The target of the new drug is an enzyme in cancer stem cells and tumor cells known as Polo-like kinase 4; this target was selected because blocking it impacts cancer stem cell renewal and tumor cell growth; thus, halting tumor growth. Dr. Wainberg explained that this potential anti-cancer drug is now ready to be tested in humans for the first time. He said, “Our goal is to test this novel agent in patients in order to establish safety and then to proceed quickly to rapid clinical development. We are excited to continue this academic collaboration with our Canadian colleagues to test this drug in humans for the first time.” Drs. Slamon, Wainberg, Mak and colleagues will also look for biological indications, called biomarkers, which, scientists can use to tell if and how the drug is working.

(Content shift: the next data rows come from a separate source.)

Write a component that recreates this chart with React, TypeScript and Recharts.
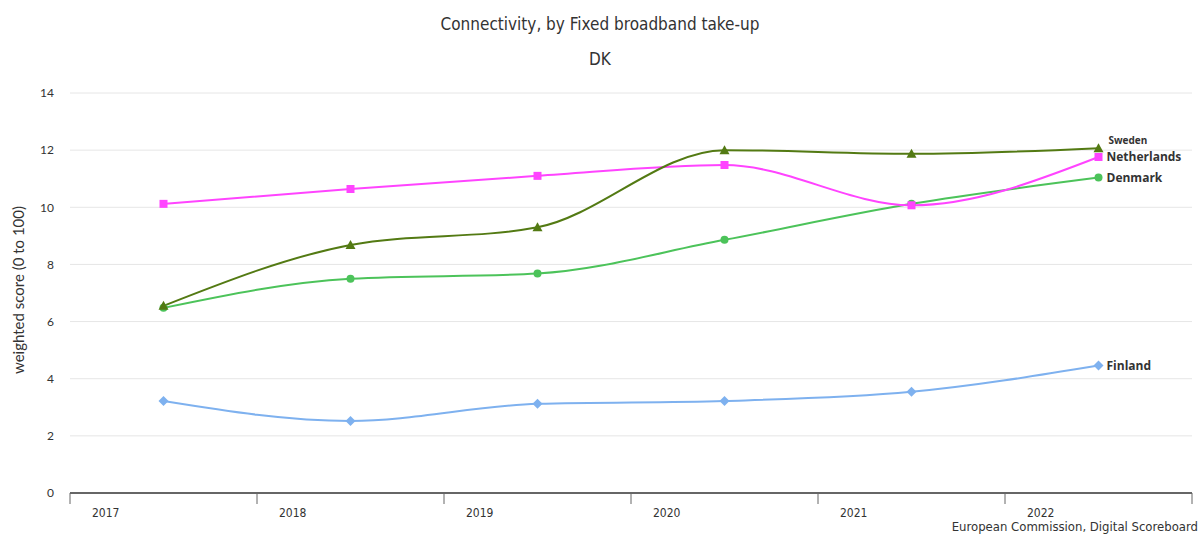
import React from 'react';
import { LineChart, Line, XAxis, YAxis, CartesianGrid } from 'recharts';

const years = ['2017', '2018', '2019', '2020', '2021', '2022'];
const sweden = [6.55, 8.68, 9.3, 12.0, 11.87, 12.07];
const netherlands = [10.12, 10.64, 11.1, 11.48, 10.07, 11.76];
const denmark = [6.48, 7.5, 7.68, 8.86, 10.12, 11.04];
const finland = [3.22, 2.52, 3.12, 3.22, 3.54, 4.46];
const yTicks = [0, 2, 4, 6, 8, 10, 12, 14];

const data = years.map((y, i) => ({
  x: i + 0.5,
  year: y,
  sweden: sweden[i],
  netherlands: netherlands[i],
  denmark: denmark[i],
  finland: finland[i],
}));

const font = "'DejaVu Sans Condensed', 'Liberation Sans Narrow', sans-serif";
const last = years.length - 1;

// marker shapes like the original chart
const makeDot = (shape: string, color: string) => (props: any) => {
  const { cx, cy, index } = props;
  if (cx == null || cy == null) return <g key={index} />;
  if (shape === 'triangle')
    return <path key={index} d={`M${cx},${cy - 5}L${cx + 5},${cy + 4}L${cx - 5},${cy + 4}Z`} fill={color} />;
  if (shape === 'square')
    return <rect key={index} x={cx - 4} y={cy - 4} width={8} height={8} fill={color} />;
  if (shape === 'diamond')
    return <path key={index} d={`M${cx},${cy - 5}L${cx + 5},${cy}L${cx},${cy + 5}L${cx - 5},${cy}Z`} fill={color} />;
  return <circle key={index} cx={cx} cy={cy} r={4} fill={color} />;
};

const makeLabel = (name: string, small = false) => (props: any) => {
  const { x, y, index } = props;
  if (index !== last) return null;
  return (
    <text
      x={x + (small ? 10 : 8)}
      y={small ? y - 4 : y + 4}
      fontSize={small ? 10 : 12}
      fontWeight="bold"
      fill="#333"
      fontFamily="'Open Sans', sans-serif"
    >
      {name}
    </text>
  );
};

const XTick = (props: any) => {
  const { x, y, payload } = props;
  const label = years[payload.value];
  return (
    <g>
      <line x1={x} y1={y - 8} x2={x} y2={y + 3} stroke="#666" strokeWidth={1} />
      {label && (
        <text x={x + 22} y={y + 16} fontSize={12} fill="#333" fontFamily={font}>
          {label}
        </text>
      )}
    </g>
  );
};

export default function App() {
  return (
    <div style={{ position: 'absolute', left: 0, top: 0, width: 1200, height: 536, background: '#fff', overflow: 'hidden' }}>
      <div style={{ position: 'absolute', left: 0, width: 1200, top: 14, textAlign: 'center', fontFamily: font, fontSize: 17, color: '#333' }}>
        Connectivity, by Fixed broadband take-up
      </div>
      <div style={{ position: 'absolute', left: 0, width: 1200, top: 49, textAlign: 'center', fontFamily: font, fontSize: 17, color: '#333' }}>
        DK
      </div>
      <div
        style={{
          position: 'absolute',
          left: 18,
          top: 290,
          transform: 'translate(-50%, -50%) rotate(-90deg)',
          whiteSpace: 'nowrap',
          fontFamily: "'Lato', sans-serif",
          fontSize: 15,
          color: '#333',
        }}
      >
        weighted score (0 to 100)
      </div>
      <div style={{ position: 'absolute', right: 2, top: 519, fontFamily: font, fontSize: 13, color: '#333' }}>
        European Commission, Digital Scoreboard
      </div>
      <LineChart width={1200} height={536} data={data} margin={{ top: 93, right: 8, bottom: 0, left: 10 }}>
        <CartesianGrid horizontal vertical={false} stroke="#e6e6e6" />
        <XAxis
          dataKey="x"
          type="number"
          domain={[0, 6]}
          ticks={[0, 1, 2, 3, 4, 5, 6]}
          interval={0}
          axisLine={{ stroke: '#666', strokeWidth: 2 }}
          tickLine={false}
          tick={<XTick />}
          height={43}
        />
        <YAxis
          domain={[0, 14]}
          ticks={yTicks}
          interval={0}
          width={60}
          axisLine={false}
          tickLine={false}
          tickMargin={10}
          tick={{ fontSize: 12, fill: '#333', fontFamily: "'Lato', sans-serif" }}
        />
        <Line type="monotone" dataKey="finland" stroke="#7eb1ef" strokeWidth={2} dot={makeDot('diamond', '#7eb1ef')} label={makeLabel('Finland')} isAnimationActive={false} />
        <Line type="monotone" dataKey="denmark" stroke="#4cc35a" strokeWidth={2} dot={makeDot('circle', '#4cc35a')} label={makeLabel('Denmark')} isAnimationActive={false} />
        <Line type="monotone" dataKey="netherlands" stroke="#ff44ff" strokeWidth={2} dot={makeDot('square', '#ff44ff')} label={makeLabel('Netherlands')} isAnimationActive={false} />
        <Line type="monotone" dataKey="sweden" stroke="#537a13" strokeWidth={2} dot={makeDot('triangle', '#537a13')} label={makeLabel('Sweden', true)} isAnimationActive={false} />
      </LineChart>
    </div>
  );
}
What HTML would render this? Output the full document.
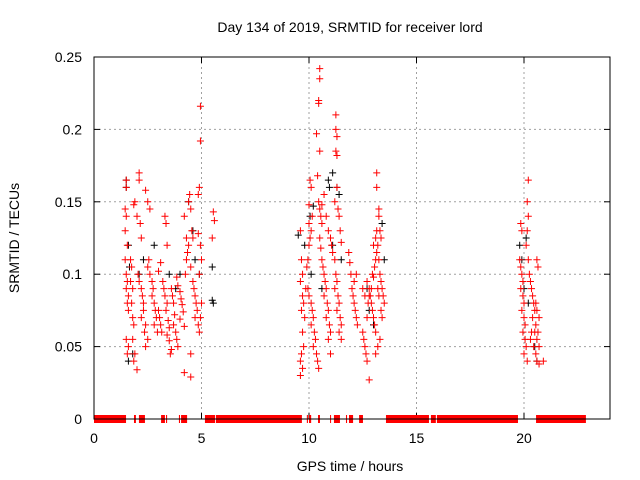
<!DOCTYPE html>
<html><head><meta charset="utf-8"><style>
body{margin:0;background:#fff;}
svg{display:block;font-family:"Liberation Sans",sans-serif;}
</style></head><body>
<svg id="chart" width="640" height="480" viewBox="0 0 640 480">
<rect width="640" height="480" fill="#fff"/>
<text x="350" y="32" font-size="14" text-anchor="middle">Day 134 of 2019, SRMTID for receiver lord</text>
<text transform="translate(19,238) rotate(-90)" font-size="14" text-anchor="middle">SRMTID / TECUs</text>
<text x="350" y="471" font-size="14" text-anchor="middle">GPS time / hours</text>
<g id="grid"></g><g id="ticks"></g><g id="zero"></g><g id="pts"></g>
<rect x="94" y="57" width="516" height="362" fill="none" stroke="#000" stroke-width="1"/>
</svg>
<script>
const xTicks=[0,5,10,15,20];
const yTicks=[0,0.05,0.1,0.15,0.2,0.25];
const yTickLabels=["0","0.05","0.1","0.15","0.2","0.25"];
const zeroSegments=[[0,1.49],[1.86,1.95],[2.09,2.37],[3.12,3.3],[3.35,3.4],[3.95,4.0],[4.05,4.33],[5.16,5.63],[5.67,9.67],[9.9,9.95],[10.0,10.1],[10.42,10.51],[10.98,11.02],[11.16,11.44],[11.72,11.77],[11.86,12.05],[12.33,12.51],[13.58,15.58],[15.67,15.9],[15.95,19.72],[20.56,22.88]];
const redTimes1=[1.45,1.5,1.5,1.45,1.5,1.55,1.45,1.5,1.55,1.5,1.6,1.55,1.6,1.5,1.6,1.55,1.7,1.75,1.7,1.8,1.75,1.8,1.85,1.8,1.9,1.85,2.0,1.9,1.85,2.1,2.1,2.0,2.15,2.2,2.05,2.1,2.2,2.25,2.3,2.3,2.2,2.4,2.35,2.5,2.4,2.4,2.5,2.6,2.55,2.5,2.6,2.7,2.75,2.7,2.8,2.85,2.9,2.8,2.95,3.0,3.05,3.1,3.15,3.0,3.1,3.2,3.25,3.3,3.4,3.35,3.45,3.5,3.4,3.5,3.6,3.55,3.3,3.35,3.4,3.6,3.65,3.7,3.75,3.7,3.8,3.85,3.9,3.85,3.9,4.0,4.05,4.1,4.15,4.0,4.2,4.25,4.3,4.35,4.4,4.3,4.2,4.4,4.45,4.5,4.55,4.6,4.5,4.6,4.65,4.7,4.75,4.8,4.7,4.85,4.9,4.95,5.0,4.9,5.0,4.95,4.85,4.9,4.85,4.95,4.95,4.2,4.5,4.5,5.55,5.6,5.5];
const redVals1=[0.13,0.165,0.16,0.145,0.14,0.12,0.11,0.1,0.095,0.09,0.085,0.08,0.075,0.055,0.05,0.045,0.11,0.105,0.095,0.09,0.08,0.07,0.065,0.055,0.045,0.04,0.034,0.15,0.148,0.17,0.165,0.14,0.135,0.125,0.1,0.095,0.09,0.085,0.08,0.075,0.07,0.065,0.06,0.055,0.05,0.158,0.15,0.145,0.11,0.105,0.1,0.095,0.09,0.085,0.08,0.075,0.07,0.065,0.06,0.075,0.07,0.065,0.06,0.102,0.108,0.095,0.09,0.085,0.08,0.075,0.068,0.063,0.058,0.054,0.048,0.045,0.14,0.135,0.12,0.09,0.085,0.08,0.072,0.065,0.06,0.055,0.05,0.098,0.092,0.088,0.083,0.079,0.074,0.069,0.064,0.1,0.11,0.115,0.12,0.125,0.14,0.15,0.155,0.145,0.13,0.125,0.105,0.095,0.09,0.085,0.08,0.075,0.07,0.065,0.06,0.07,0.08,0.1,0.11,0.12,0.128,0.16,0.155,0.192,0.216,0.032,0.029,0.045,0.143,0.137,0.125];
const redTimes2=[9.6,9.65,9.7,9.6,9.7,9.75,9.65,9.8,9.7,9.75,9.65,9.6,9.6,9.7,9.85,9.9,9.95,10.0,10.05,10.1,10.0,10.15,10.0,10.1,10.05,9.95,10.0,10.1,10.15,10.2,10.1,10.25,10.3,10.2,10.35,10.4,10.45,10.5,10.5,10.45,10.45,10.35,10.5,10.4,10.45,10.5,10.55,10.6,10.5,10.55,10.6,10.65,10.7,10.75,10.8,10.7,10.85,10.9,10.8,10.95,11.0,10.9,11.0,10.6,10.7,10.8,10.9,11.0,11.05,11.1,11.2,11.25,11.3,11.2,11.35,11.4,11.3,11.45,11.5,11.4,11.5,11.25,11.25,11.3,11.25,11.3,11.3,11.2,11.35,11.4,11.45,11.5,11.85,11.9,11.95,12.0,12.05,12.1,12.15,12.2,12.25,12.5,12.55,12.6,12.65,12.7,12.8,12.1,12.2,12.5,12.6,12.7,12.8,12.85,12.9,12.95,13.0,13.05,13.1,13.0,13.05,13.1,13.15,13.0,13.1,13.15,13.2,13.25,13.3,13.35,13.4,13.45,13.5,13.35,13.4,13.2,13.25,13.15,13.15,13.25,13.25,13.3,13.35,13.2,13.1,13.3,12.8,12.75,12.9,12.95,12.7];
const redVals2=[0.13,0.11,0.1,0.095,0.085,0.08,0.075,0.07,0.06,0.05,0.045,0.04,0.03,0.035,0.09,0.105,0.11,0.12,0.125,0.13,0.135,0.14,0.148,0.16,0.165,0.09,0.085,0.08,0.075,0.07,0.065,0.06,0.055,0.05,0.045,0.04,0.035,0.242,0.235,0.22,0.218,0.197,0.185,0.168,0.15,0.145,0.14,0.135,0.125,0.118,0.11,0.105,0.1,0.095,0.09,0.085,0.08,0.075,0.07,0.065,0.06,0.055,0.045,0.148,0.155,0.14,0.13,0.125,0.12,0.115,0.11,0.1,0.095,0.09,0.085,0.08,0.075,0.07,0.065,0.06,0.055,0.21,0.2,0.195,0.185,0.182,0.16,0.15,0.145,0.14,0.13,0.122,0.115,0.108,0.1,0.09,0.085,0.08,0.075,0.07,0.065,0.06,0.055,0.05,0.045,0.04,0.027,0.095,0.1,0.09,0.085,0.095,0.09,0.085,0.08,0.075,0.07,0.065,0.06,0.098,0.105,0.11,0.115,0.12,0.125,0.13,0.12,0.11,0.1,0.095,0.09,0.085,0.08,0.075,0.07,0.09,0.085,0.16,0.17,0.145,0.14,0.13,0.125,0.05,0.045,0.055,0.085,0.08,0.09,0.1,0.07];
const redTimes3=[19.85,19.9,19.8,19.85,19.9,19.95,19.85,19.95,20.0,19.9,20.0,20.05,19.95,20.05,20.1,20.0,20.15,20.2,20.15,20.2,20.15,20.1,20.2,20.25,20.3,20.35,20.4,20.45,20.5,20.4,20.55,20.5,20.6,20.45,20.55,20.6,20.7,20.9,20.6,20.65,20.55,20.6,20.7,20.65,20.7,20.3,20.35];
const redVals3=[0.135,0.13,0.11,0.105,0.1,0.095,0.09,0.085,0.08,0.075,0.07,0.065,0.06,0.055,0.05,0.045,0.04,0.165,0.15,0.14,0.13,0.12,0.11,0.1,0.095,0.09,0.085,0.08,0.075,0.07,0.065,0.06,0.055,0.05,0.045,0.04,0.038,0.04,0.11,0.105,0.08,0.075,0.07,0.06,0.05,0.055,0.06];
const blackTimes=[1.5,1.5,1.6,1.65,1.6,1.8,2.1,2.3,2.8,3.5,3.8,4.0,4.4,4.6,4.7,4.9,5.5,5.5,5.55,9.5,9.8,10.05,10.2,10.1,10.6,10.9,10.95,11.1,11.3,11.4,11.1,11.5,12.7,12.8,13.4,13.0,13.5,19.8,19.9,20.1,20.0,20.2,20.5,20.6];
const blackVals=[0.165,0.16,0.12,0.105,0.04,0.045,0.1,0.11,0.12,0.1,0.09,0.1,0.15,0.13,0.11,0.1,0.105,0.082,0.08,0.127,0.12,0.14,0.147,0.1,0.09,0.165,0.16,0.17,0.16,0.155,0.12,0.11,0.09,0.075,0.135,0.065,0.11,0.12,0.11,0.125,0.09,0.08,0.05,0.04];

const X=t=>94+21.5*t, Y=v=>419-1448*v;
const NS="http://www.w3.org/2000/svg";
function mk(tag,attrs,parent){const e=document.createElementNS(NS,tag);for(const k in attrs)e.setAttribute(k,attrs[k]);parent.appendChild(e);return e;}
const grid=document.getElementById('grid'),ticks=document.getElementById('ticks'),zero=document.getElementById('zero'),pts=document.getElementById('pts');
xTicks.forEach(t=>{
  if(t>0){const g=mk('line',{x1:X(t),x2:X(t),y1:57,y2:419,stroke:'#a0a0a0','stroke-dasharray':'2,3'},grid);
  
  }
  mk('line',{x1:X(t),x2:X(t),y1:419,y2:413,stroke:'#000'},ticks);
  mk('line',{x1:X(t),x2:X(t),y1:57,y2:63,stroke:'#000'},ticks);
  const l=mk('text',{x:X(t),y:443,'font-size':14,'text-anchor':'middle'},ticks);l.textContent=t;
  
  
});
yTicks.forEach((v,i)=>{
  if(v>0){const g=mk('line',{x1:94,x2:610,y1:Y(v),y2:Y(v),stroke:'#a0a0a0','stroke-dasharray':'2,3'},grid);
  
  }
  mk('line',{x1:94,x2:100,y1:Y(v),y2:Y(v),stroke:'#000'},ticks);
  mk('line',{x1:604,x2:610,y1:Y(v),y2:Y(v),stroke:'#000'},ticks);
  const l=mk('text',{x:82,y:Y(v)+5,'font-size':14,'text-anchor':'end'},ticks);l.textContent=yTickLabels[i];
  
  
});
zeroSegments.forEach(s=>{
  const r=mk('rect',{x:X(s[0]),y:Y(0)-4,width:Math.max(1,X(s[1])-X(s[0])),height:8,fill:'#ff0000'},zero);
  
  
});
function plus(t,v,col,name){
  const p=mk('path',{d:`M${X(t)-3.5},${Y(v)}h7M${X(t)},${Y(v)-3.5}v7`,stroke:col,'stroke-width':1,fill:'none'},pts);
  
  
}
blackTimes.forEach((t,i)=>plus(t,blackVals[i],'#000','black-point'));
[[redTimes1,redVals1],[redTimes2,redVals2],[redTimes3,redVals3]].forEach(([ts,vs])=>ts.forEach((t,i)=>plus(t,vs[i],'#ff0000','red-point')));
</script>
</body></html>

Dr. Kohn is a professor of pediatrics and microbiology, immunology and molecular genetics in the life sciences. His team has successfully established the foundation for using hematopoietic (blood-producing) stem cells (HSC) from the bone marrow of patients with sickle cell disease to treat the condition. Dr. Kohn’s gene therapy approach, which uses HSC from the patient’s own blood, is an innovative alternative to current sickle cell disease treatments because it creates a self-renewing normal blood cell by inserting a gene that has anti-sickling properties into HSC. Another plus for the new therapy is that it does not rely on the identification of a matched donor; thus, it avoids the risk of rejection of donor cells. The anti-sickling HSC will be transplanted back into the patient’s bone marrow; there it will produce many new red blood cells that do not have the sickling defect.
Dr. Kohn plans to begin patient enrollment in the clinical trial within the first three months after receiving the CIRM grant. The first patient will be enrolled and observed for safety for six months. The second patient will then be enrolled and observed for safety for three months. If these patients experience no problems, the study will continue with two more patients and another evaluation until six total subjects have been enrolled.
Sickle cell disease affects more than 90,000 patients in the US; the disease primarily affects people of Sub-Saharan African descent. It is caused by an inherited mutated gene that makes red blood cells change from their normal shape, which is round and flexible, into a rigid sickle-shaped cell. Normal red blood cells are able to pass easily through the capillaries; thus, carrying oxygen to organs such as the lungs, liver, and kidneys. However, because of their rigid structure, sickled blood cells get lodged in the capillaries and deprive the organs of oxygen, which causes organ dysfunction and failure.